Objective:
Can you transcribe the data exactly? Leave the pictures out.

Provided entries:
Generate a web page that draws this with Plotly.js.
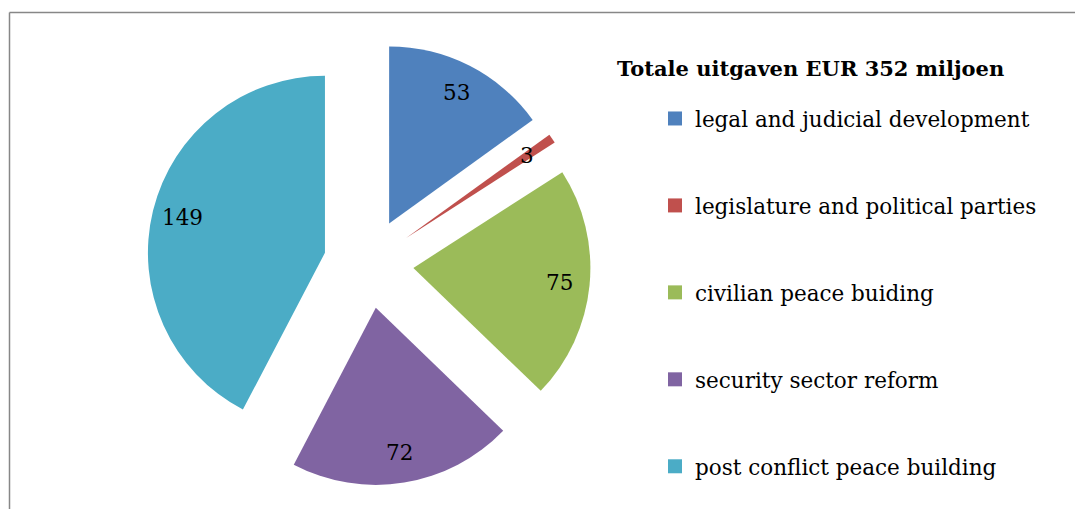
<!DOCTYPE html>
<html>
<head>
<meta charset="utf-8">
<script src="https://cdn.plot.ly/plotly-3.0.1.min.js"></script>
<style>html,body{margin:0;padding:0;background:#fff;}#chart{width:1075px;height:509px;}</style>
</head>
<body>
<div id="chart"></div>
<script>
const categories = [
  "legal and judicial development",
  "legislature and political parties",
  "civilian peace buiding",
  "security sector reform",
  "post conflict peace building"
];
const values = [53, 3, 75, 72, 149];
const colors = ["#4F81BD", "#C0504D", "#9BBB59", "#8064A2", "#4BACC6"];
const chartTitle = "Totale uitgaven EUR 352 miljoen";

const W = 1075, H = 509;
const FONT = "DejaVu Serif, Liberation Serif, serif";
const dom = {x: [0.1364, 0.5494], y: [0.0462, 0.9185]};
const pull = 0.254;
const labelFrac = 0.83;

// label positions derived from the data (slice bisectors)
const total = values.reduce((a, b) => a + b, 0);
const cx = W * (dom.x[0] + dom.x[1]) / 2;
const cy = H * (1 - (dom.y[0] + dom.y[1]) / 2);
const r = Math.min(W * (dom.x[1] - dom.x[0]), H * (dom.y[1] - dom.y[0])) / 2 / (1 + pull);
let cum = 0;
const annotations = values.map((v) => {
  const mid = (cum + v / 2) / total * 2 * Math.PI;
  cum += v;
  const d = (pull + labelFrac) * r;
  const px = cx + d * Math.sin(mid);
  const py = cy - d * Math.cos(mid);
  return {
    x: px / W, y: 1 - py / H, xref: "paper", yref: "paper",
    text: String(v), showarrow: false,
    xanchor: "center", yanchor: "middle",
    font: {family: FONT, size: 21.5, color: "#000"}
  };
});

const pie = {
  type: "pie",
  labels: categories,
  values: values,
  marker: {colors: colors, line: {width: 0}},
  sort: false,
  direction: "clockwise",
  rotation: 0,
  pull: pull,
  textinfo: "none",
  showlegend: false,
  domain: dom,
  hoverinfo: "label+value"
};

const legendTraces = categories.map((c, i) => ({
  type: "scatter", mode: "markers",
  x: [null], y: [null],
  name: c, legendgroup: "g" + i,
  marker: {symbol: "square", size: 14, color: colors[i]},
  hoverinfo: "skip"
}));

const layout = {
  width: W, height: H,
  margin: {l: 0, r: 0, t: 0, b: 0},
  paper_bgcolor: "#fff", plot_bgcolor: "#fff",
  xaxis: {visible: false, showgrid: false, zeroline: false},
  yaxis: {visible: false, showgrid: false, zeroline: false},
  title: {
    text: "<b>" + chartTitle + "</b>",
    x: 617 / W, xanchor: "left", xref: "paper",
    y: 1 - 69 / H, yanchor: "middle", yref: "paper",
    font: {family: FONT, size: 21, color: "#000"}
  },
  showlegend: true,
  legend: {
    x: 655 / W, xanchor: "left",
    y: 1 - 98 / H, yanchor: "top",
    traceorder: "grouped",
    tracegroupgap: 56,
    font: {family: FONT, size: 21.5, color: "#000"},
    bgcolor: "rgba(0,0,0,0)",
    itemclick: false, itemdoubleclick: false
  },
  annotations: annotations,
  shapes: [
    {type: "line", xref: "paper", yref: "paper", x0: 9.5 / W, x1: 1.05, y0: 1 - 12.5 / H, y1: 1 - 12.5 / H, line: {color: "#878787", width: 1.5}},
    {type: "line", xref: "paper", yref: "paper", x0: 9.5 / W, x1: 9.5 / W, y0: 1 - 12.5 / H, y1: -0.05, line: {color: "#878787", width: 1.5}}
  ]
};

Plotly.newPlot("chart", [pie].concat(legendTraces), layout, {displayModeBar: false, staticPlot: false});
</script>
</body>
</html>
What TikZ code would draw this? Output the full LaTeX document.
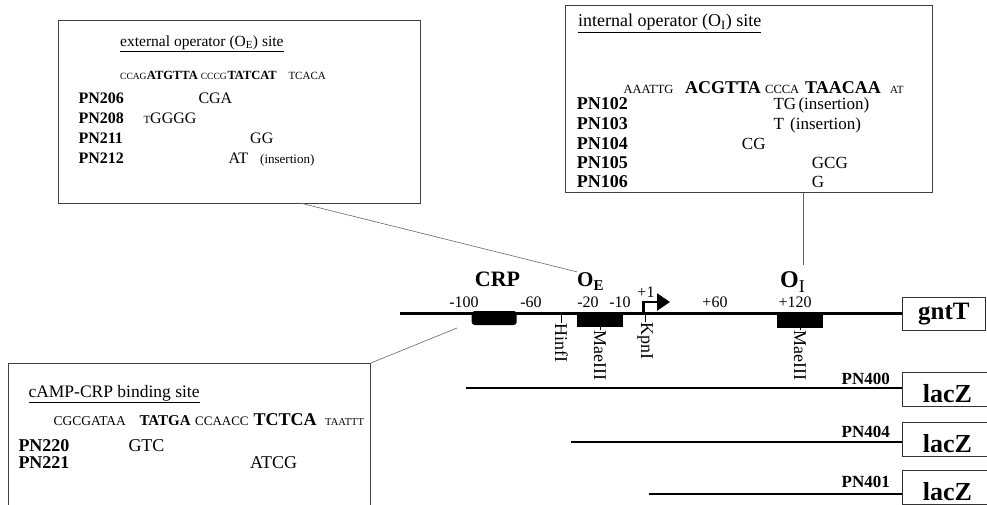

Solution to this task:
Generate a web page that draws this with Plotly.js.
<!DOCTYPE html>
<html>
<head>
<meta charset="utf-8">
<script src="https://cdn.plot.ly/plotly-3.0.1.min.js"></script>
<style>html,body{margin:0;padding:0;background:#fff;}#chart{width:1075px;height:509px;}</style>
</head>
<body>
<div id="chart"></div>
<script>
const categories = [
  "legal and judicial development",
  "legislature and political parties",
  "civilian peace buiding",
  "security sector reform",
  "post conflict peace building"
];
const values = [53, 3, 75, 72, 149];
const colors = ["#4F81BD", "#C0504D", "#9BBB59", "#8064A2", "#4BACC6"];
const chartTitle = "Totale uitgaven EUR 352 miljoen";

const W = 1075, H = 509;
const FONT = "DejaVu Serif, Liberation Serif, serif";
const dom = {x: [0.1364, 0.5494], y: [0.0462, 0.9185]};
const pull = 0.254;
const labelFrac = 0.83;

// label positions derived from the data (slice bisectors)
const total = values.reduce((a, b) => a + b, 0);
const cx = W * (dom.x[0] + dom.x[1]) / 2;
const cy = H * (1 - (dom.y[0] + dom.y[1]) / 2);
const r = Math.min(W * (dom.x[1] - dom.x[0]), H * (dom.y[1] - dom.y[0])) / 2 / (1 + pull);
let cum = 0;
const annotations = values.map((v) => {
  const mid = (cum + v / 2) / total * 2 * Math.PI;
  cum += v;
  const d = (pull + labelFrac) * r;
  const px = cx + d * Math.sin(mid);
  const py = cy - d * Math.cos(mid);
  return {
    x: px / W, y: 1 - py / H, xref: "paper", yref: "paper",
    text: String(v), showarrow: false,
    xanchor: "center", yanchor: "middle",
    font: {family: FONT, size: 21.5, color: "#000"}
  };
});

const pie = {
  type: "pie",
  labels: categories,
  values: values,
  marker: {colors: colors, line: {width: 0}},
  sort: false,
  direction: "clockwise",
  rotation: 0,
  pull: pull,
  textinfo: "none",
  showlegend: false,
  domain: dom,
  hoverinfo: "label+value"
};

const legendTraces = categories.map((c, i) => ({
  type: "scatter", mode: "markers",
  x: [null], y: [null],
  name: c, legendgroup: "g" + i,
  marker: {symbol: "square", size: 14, color: colors[i]},
  hoverinfo: "skip"
}));

const layout = {
  width: W, height: H,
  margin: {l: 0, r: 0, t: 0, b: 0},
  paper_bgcolor: "#fff", plot_bgcolor: "#fff",
  xaxis: {visible: false, showgrid: false, zeroline: false},
  yaxis: {visible: false, showgrid: false, zeroline: false},
  title: {
    text: "<b>" + chartTitle + "</b>",
    x: 617 / W, xanchor: "left", xref: "paper",
    y: 1 - 69 / H, yanchor: "middle", yref: "paper",
    font: {family: FONT, size: 21, color: "#000"}
  },
  showlegend: true,
  legend: {
    x: 655 / W, xanchor: "left",
    y: 1 - 98 / H, yanchor: "top",
    traceorder: "grouped",
    tracegroupgap: 56,
    font: {family: FONT, size: 21.5, color: "#000"},
    bgcolor: "rgba(0,0,0,0)",
    itemclick: false, itemdoubleclick: false
  },
  annotations: annotations,
  shapes: [
    {type: "line", xref: "paper", yref: "paper", x0: 9.5 / W, x1: 1.05, y0: 1 - 12.5 / H, y1: 1 - 12.5 / H, line: {color: "#878787", width: 1.5}},
    {type: "line", xref: "paper", yref: "paper", x0: 9.5 / W, x1: 9.5 / W, y0: 1 - 12.5 / H, y1: -0.05, line: {color: "#878787", width: 1.5}}
  ]
};

Plotly.newPlot("chart", [pie].concat(legendTraces), layout, {displayModeBar: false, staticPlot: false});
</script>
</body>
</html>
What TikZ code would draw this? Output the full LaTeX document.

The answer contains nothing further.